(begin)

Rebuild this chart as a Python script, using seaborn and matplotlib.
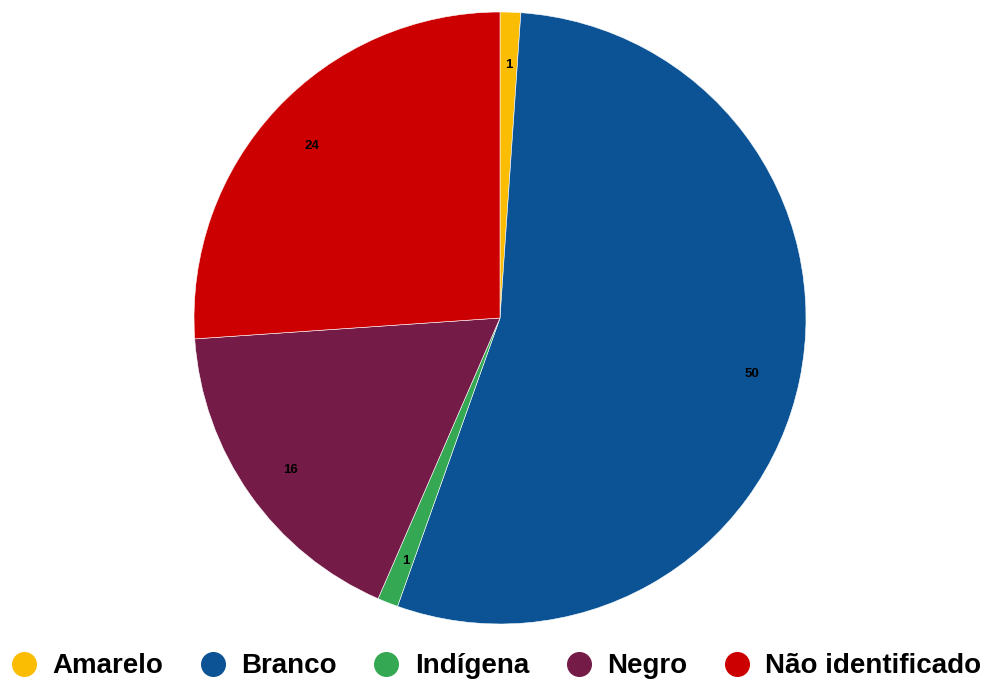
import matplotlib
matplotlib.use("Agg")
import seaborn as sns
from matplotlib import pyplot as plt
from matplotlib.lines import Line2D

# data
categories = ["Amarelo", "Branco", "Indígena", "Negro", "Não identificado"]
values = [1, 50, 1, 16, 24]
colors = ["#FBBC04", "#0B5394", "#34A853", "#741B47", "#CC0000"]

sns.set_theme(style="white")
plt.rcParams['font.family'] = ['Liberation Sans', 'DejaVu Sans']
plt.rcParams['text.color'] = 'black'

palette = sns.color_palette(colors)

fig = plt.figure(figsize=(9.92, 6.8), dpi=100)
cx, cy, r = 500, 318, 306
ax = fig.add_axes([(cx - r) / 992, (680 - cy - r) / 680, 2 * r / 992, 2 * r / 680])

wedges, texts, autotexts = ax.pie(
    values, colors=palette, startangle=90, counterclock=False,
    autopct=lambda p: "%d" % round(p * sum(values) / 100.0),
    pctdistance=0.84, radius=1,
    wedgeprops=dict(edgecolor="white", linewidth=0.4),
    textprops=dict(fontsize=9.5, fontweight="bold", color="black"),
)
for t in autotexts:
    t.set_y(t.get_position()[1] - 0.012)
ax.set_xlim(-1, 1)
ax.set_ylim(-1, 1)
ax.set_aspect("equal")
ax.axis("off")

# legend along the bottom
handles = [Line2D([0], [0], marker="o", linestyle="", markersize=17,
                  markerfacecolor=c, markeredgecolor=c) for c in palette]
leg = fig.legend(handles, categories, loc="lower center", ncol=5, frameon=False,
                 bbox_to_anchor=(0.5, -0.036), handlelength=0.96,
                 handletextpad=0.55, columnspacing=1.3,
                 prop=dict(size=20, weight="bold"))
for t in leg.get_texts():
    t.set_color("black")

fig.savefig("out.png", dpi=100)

(end)

● **WORK INSTRUCTIONS**
Quote every line word for word and keep the images out of the copy.

● **SOLUTION TO THE PROBLEM**
Rebuild this chart as a Python script, using seaborn and matplotlib.
import matplotlib
matplotlib.use("Agg")
import seaborn as sns
from matplotlib import pyplot as plt
from matplotlib.lines import Line2D

# data
categories = ["Amarelo", "Branco", "Indígena", "Negro", "Não identificado"]
values = [1, 50, 1, 16, 24]
colors = ["#FBBC04", "#0B5394", "#34A853", "#741B47", "#CC0000"]

sns.set_theme(style="white")
plt.rcParams['font.family'] = ['Liberation Sans', 'DejaVu Sans']
plt.rcParams['text.color'] = 'black'

palette = sns.color_palette(colors)

fig = plt.figure(figsize=(9.92, 6.8), dpi=100)
cx, cy, r = 500, 318, 306
ax = fig.add_axes([(cx - r) / 992, (680 - cy - r) / 680, 2 * r / 992, 2 * r / 680])

wedges, texts, autotexts = ax.pie(
    values, colors=palette, startangle=90, counterclock=False,
    autopct=lambda p: "%d" % round(p * sum(values) / 100.0),
    pctdistance=0.84, radius=1,
    wedgeprops=dict(edgecolor="white", linewidth=0.4),
    textprops=dict(fontsize=9.5, fontweight="bold", color="black"),
)
for t in autotexts:
    t.set_y(t.get_position()[1] - 0.012)
ax.set_xlim(-1, 1)
ax.set_ylim(-1, 1)
ax.set_aspect("equal")
ax.axis("off")

# legend along the bottom
handles = [Line2D([0], [0], marker="o", linestyle="", markersize=17,
                  markerfacecolor=c, markeredgecolor=c) for c in palette]
leg = fig.legend(handles, categories, loc="lower center", ncol=5, frameon=False,
                 bbox_to_anchor=(0.5, -0.036), handlelength=0.96,
                 handletextpad=0.55, columnspacing=1.3,
                 prop=dict(size=20, weight="bold"))
for t in leg.get_texts():
    t.set_color("black")

fig.savefig("out.png", dpi=100)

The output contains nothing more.